Lorsque vous générez des images via Midjourney pour vos campagnes publicitaires, vous êtes-vous déjà demandé si votre concurrent pouvait les reprendre ? Est-ce que je peux vendre un livre écrit entièrement par Bard et toucher des droits d’auteur ? Si je suis artiste sur Leonardo.ai, puis-je attaquer pour plagiat ? Les frontières de la créativité sont en train d’être redéfinies par l’intelligence artificielle, et avec cela émergent des questions cruciales sur la propriété intellectuelle.
Je prompte un poème, à qui appartient-il ? À moi, parce que j’ai prompté ? À Open AI parce qu’il a entraîné le modèle de langage ? Aux auteurs des textes qui ont permis au modèle de s’entraîner ? À personne ? Souvent, lorsque je pose ces questions, les personnes prennent conscience qu’elles n’ont pas les réponses. Puis, ceux qui sont un peu au fait me répondent fréquemment : « L’AI Act réglera cela. »
AI Act
L’AI Act est un projet de législation porté par l’Union européenne depuis 2021 afin de réglementer l’écosystème de l’intelligence artificielle. Elle vise principalement à mesurer « la dangerosité des IA » via une pyramide, allant du risque minimal (filtre spam, jeux vidéo, etc.) aux risques inacceptables, à son sommet, tels que le scoring social, la reconnaissance faciale ou encore la surveillance de masse. À l’instar de ce que les Européens ont fait avec la RGPD (Réglementation générale de la protection des données), l’objectif de l’Europe est de légiférer.
2024, l’année des procès
Nous sommes actuellement dans un vide juridique ! À l’heure actuelle, peu de personnes ont des réponses, et les cabinets d’avocats spécialisés reçoivent de nombreuses demandes. Pour rassurer leurs clients et utilisateurs, des sociétés telles que Microsoft, Open AI, ou encore Canva se sont engagées à proposer une protection juridique en cas de litige. Mais dans ce flou juridique, 2024 s’annonce comme l’année des procès. Les défis entourant la propriété intellectuelle liée à l’intelligence artificielle vont de pair avec l’émergence de nouveaux cas, nécessitant des tribunaux et des juristes pour trancher dans des domaines où les règles ne sont pas encore claires.
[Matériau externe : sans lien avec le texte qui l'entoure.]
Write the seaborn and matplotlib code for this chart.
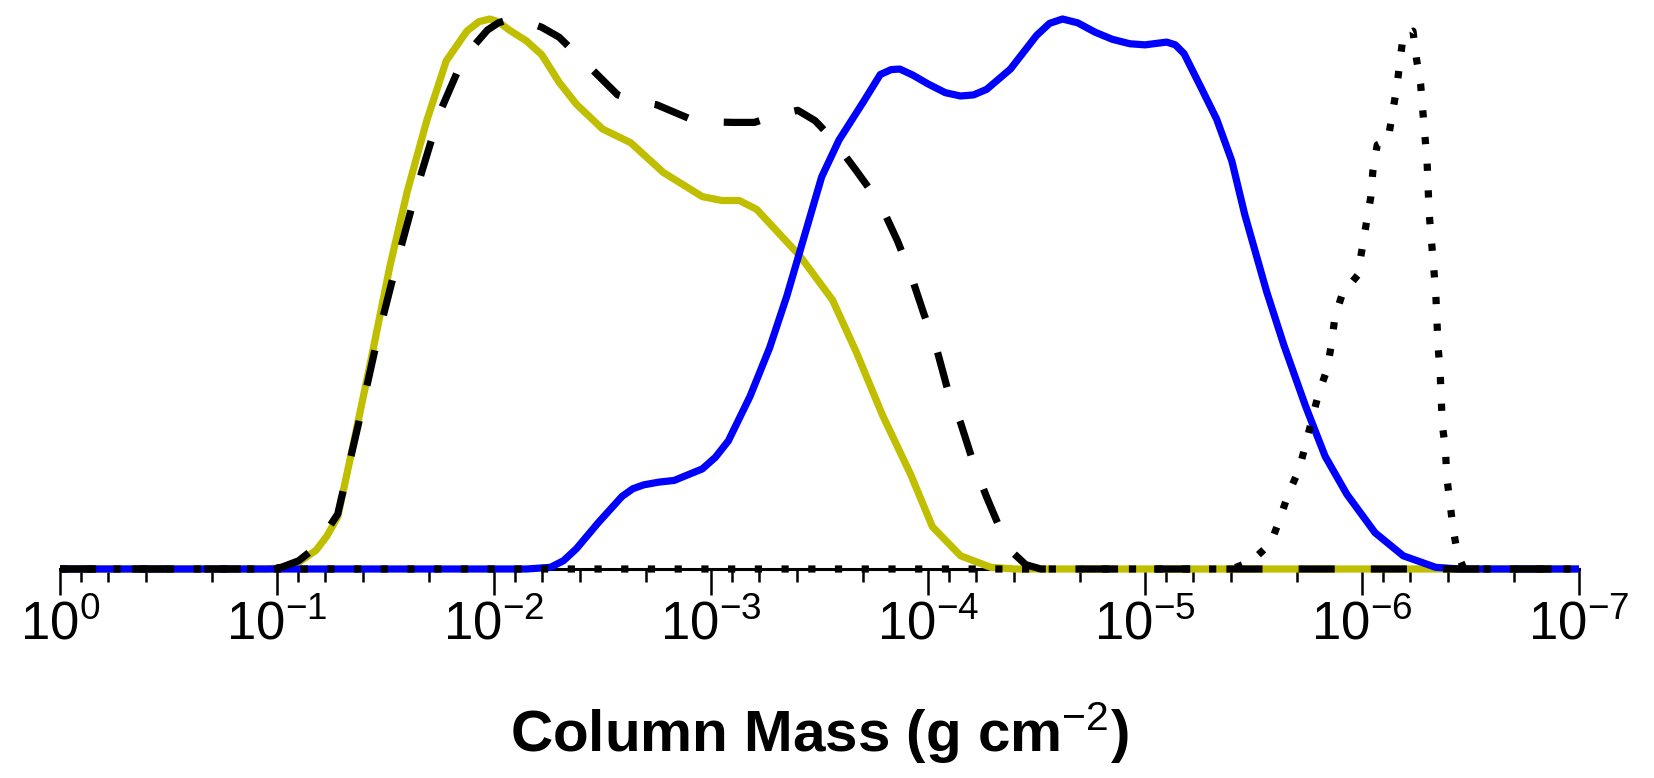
import numpy as np
import pandas as pd
import matplotlib
matplotlib.use("Agg")
import matplotlib.pyplot as plt
import matplotlib.ticker as mticker
import seaborn as sns

# ---- data: log10(column mass) and normalised distribution ----
yellow_logm = [0.0, -0.95, -1.01, -1.10, -1.18, -1.23, -1.28, -1.35, -1.43, -1.52, -1.60, -1.69,
               -1.78, -1.875, -1.93, -1.98, -2.02, -2.07, -2.15, -2.22, -2.30, -2.38, -2.50, -2.63,
               -2.78, -2.96, -3.05, -3.13, -3.21, -3.41, -3.56, -3.67, -3.79, -3.92, -4.02, -4.15,
               -4.29, -4.40, -7.0]
yellow_val = [0.0, 0.0, 0.002, 0.012, 0.034, 0.06, 0.095, 0.224, 0.374, 0.55, 0.686, 0.815,
              0.924, 0.978, 0.995, 1.0, 0.995, 0.98, 0.96, 0.935, 0.885, 0.845, 0.80, 0.775,
              0.721, 0.677, 0.67, 0.67, 0.654, 0.569, 0.489, 0.394, 0.28, 0.172, 0.077, 0.024,
              0.003, 0.0, 0.0]

dashed_logm = [0.0, -0.95, -1.02, -1.10, -1.18, -1.28, -1.38, -1.46, -1.55, -1.645, -1.75, -1.86,
               -1.97, -2.02, -2.06, -2.10, -2.15, -2.22, -2.30, -2.44, -2.57, -2.66, -2.75, -2.90,
               -3.00, -3.10, -3.20, -3.30, -3.40, -3.48, -3.56, -3.67, -3.78, -3.86, -3.92, -3.98,
               -4.04, -4.09, -4.15, -4.21, -4.27, -4.33, -4.39, -4.45, -4.52, -7.0]
dashed_val = [0.0, 0.0, 0.003, 0.015, 0.04, 0.10, 0.272, 0.414, 0.554, 0.693, 0.83, 0.93,
              0.98, 0.993, 0.998, 1.0, 0.995, 0.985, 0.967, 0.913, 0.862, 0.85, 0.844, 0.819,
              0.813, 0.812, 0.812, 0.825, 0.834, 0.815, 0.782, 0.724, 0.664, 0.596, 0.536, 0.465,
              0.40, 0.327, 0.266, 0.192, 0.131, 0.075, 0.03, 0.008, 0.0, 0.0]

blue_logm = [0.0, -2.15, -2.26, -2.32, -2.38, -2.48, -2.59, -2.64, -2.69, -2.76, -2.83, -2.96,
             -3.02, -3.08, -3.18, -3.27, -3.35, -3.43, -3.51, -3.59, -3.70, -3.78, -3.83, -3.87,
             -3.93, -4.00, -4.08, -4.15, -4.21, -4.27, -4.38, -4.50, -4.56, -4.62, -4.69, -4.77,
             -4.85, -4.93, -5.00, -5.06, -5.10, -5.14, -5.18, -5.26, -5.33, -5.40, -5.46, -5.56,
             -5.64, -5.74, -5.83, -5.93, -6.06, -6.19, -6.34, -6.45, -7.0]
blue_val = [0.0, 0.0, 0.003, 0.015, 0.037, 0.084, 0.132, 0.146, 0.153, 0.158, 0.161, 0.182,
            0.203, 0.233, 0.314, 0.402, 0.497, 0.605, 0.713, 0.78, 0.848, 0.899, 0.908, 0.909,
            0.898, 0.882, 0.866, 0.86, 0.862, 0.872, 0.909, 0.97, 0.992, 1.0, 0.993, 0.976,
            0.963, 0.955, 0.953, 0.956, 0.958, 0.953, 0.937, 0.874, 0.818, 0.742, 0.644, 0.505,
            0.407, 0.296, 0.205, 0.136, 0.066, 0.024, 0.003, 0.0, 0.0]

dotted_logm = [0.0, -5.40, -5.49, -5.58, -5.62, -5.66, -5.71, -5.74, -5.77, -5.80, -5.84, -5.86,
               -5.875, -5.91, -5.98, -6.00, -6.02, -6.04, -6.05, -6.07, -6.12, -6.14, -6.16, -6.175,
               -6.19, -6.235, -6.25, -6.27, -6.28, -6.29, -6.30, -6.305, -6.31, -6.32, -6.33, -6.34,
               -6.345, -6.35, -6.36, -6.365, -6.37, -6.385, -6.39, -6.405, -6.42, -6.44, -6.47, -7.0]
dotted_val = [0.0, 0.0, 0.014, 0.047, 0.09, 0.136, 0.181, 0.226, 0.273, 0.319, 0.364, 0.411,
              0.458, 0.501, 0.534, 0.581, 0.629, 0.675, 0.723, 0.771, 0.78, 0.828, 0.875, 0.923,
              0.97, 0.978, 0.93, 0.882, 0.834, 0.787, 0.74, 0.69, 0.644, 0.597, 0.55, 0.50,
              0.455, 0.407, 0.359, 0.311, 0.263, 0.216, 0.169, 0.122, 0.073, 0.028, 0.0, 0.0]

xlabel_text = r"Column Mass (g cm$^{\mathrm{-2}}$)"

# ---- style ----
sns.set_style("white")
plt.rcParams["font.family"] = ["Liberation Sans", "DejaVu Sans"]
plt.rcParams["mathtext.fontset"] = "custom"
plt.rcParams["mathtext.rm"] = "Liberation Sans"
plt.rcParams["mathtext.it"] = "Liberation Sans:italic"
plt.rcParams["mathtext.bf"] = "Liberation Sans:bold"
plt.rcParams["mathtext.default"] = "regular"
plt.rcParams["text.color"] = "black"
plt.rcParams["axes.labelcolor"] = "black"
plt.rcParams["xtick.color"] = "black"

W, H = 1654, 778
fig = plt.figure(figsize=(W / 100, H / 100), dpi=100)
ax = fig.add_axes([60 / W, 209 / H, 1519 / W, 550 / H])
ax.set_xscale("log")

lw = 5.2
series = [
    (yellow_logm, yellow_val, (0.75, 0.75, 0.0), "-"),
    (blue_logm, blue_val, (0.0, 0.0, 1.0), "-"),
    (dashed_logm, dashed_val, "black", (0, (5.0, 5.0))),
    (dotted_logm, dotted_val, "black", (0, (1.0, 2.7))),
]
for i, (lm, val, col, ls) in enumerate(series):
    df = pd.DataFrame({"mass": 10.0 ** np.asarray(lm), "val": val})
    sns.lineplot(data=df, x="mass", y="val", ax=ax, color=col, linestyle=ls,
                 linewidth=lw, estimator=None, sort=False, clip_on=False,
                 zorder=3 + i, solid_capstyle="butt", dash_capstyle="butt",
                 solid_joinstyle="round", dash_joinstyle="round")

ax.set_xlim(1.0, 1e-7)
ax.set_ylim(0, 1.0)
for s in ["left", "right", "top"]:
    ax.spines[s].set_visible(False)
ax.spines["bottom"].set_linewidth(2.2)
ax.spines["bottom"].set_color("black")
ax.set_yticks([])
ax.set_ylabel("")


def decade_label(x, pos):
    n = int(round(np.log10(x)))
    return r"$10^{%d}$" % n


ax.xaxis.set_major_locator(mticker.LogLocator(base=10, numticks=20))
ax.xaxis.set_major_formatter(mticker.FuncFormatter(decade_label))
ax.xaxis.set_minor_locator(mticker.LogLocator(base=10, subs=(2, 4, 6, 8), numticks=20))
ax.xaxis.set_minor_formatter(mticker.NullFormatter())
ax.tick_params(axis="x", which="major", direction="out", length=18.7, width=1.8,
               labelsize=38, pad=4, color="black", bottom=True)
ax.tick_params(axis="x", which="minor", direction="out", length=9.4, width=1.8,
               color="black", bottom=True)
ax.set_xlabel(xlabel_text, fontsize=42, fontweight="bold", labelpad=36)

fig.savefig("out.png", dpi=100)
L’Opt-out et les questions éthiques
L’émergence de l’intelligence artificielle générative pose également des questions éthiques cruciales, notamment en ce qui concerne le consentement de la fouille des données. Sans données, on ne peut pas entraîner un modèle de langage ou un modèle de diffusion (les IA qui génèrent des textes ou des images pour faire simple). L’Opt-out, une pratique où les sites web (par exemple ceux de la presse) insèrent du code afin que les robots ne se servent pas dans ses archives, etc., devient un sujet central. Cependant, une préoccupation majeure est que de nombreux modèles d’IA ont déjà été entraînés sans le consentement explicite des créateurs de contenu. Des corpus de données massifs ont été utilisés, englobant souvent des contenus créés par des créateurs sans qu’ils aient eu la possibilité de refuser. Cela soulève des interrogations sur la légitimité de l’utilisation passée de données : les créateurs devraient-ils être consultés rétroactivement pour obtenir leur consentement ?
En fin de compte, le défi consiste à trouver un équilibre entre l’innovation technologique et le respect des droits individuels. L’intelligence artificielle n’est pas seulement une rupture technologique, elle est également une rupture dans la façon de légiférer.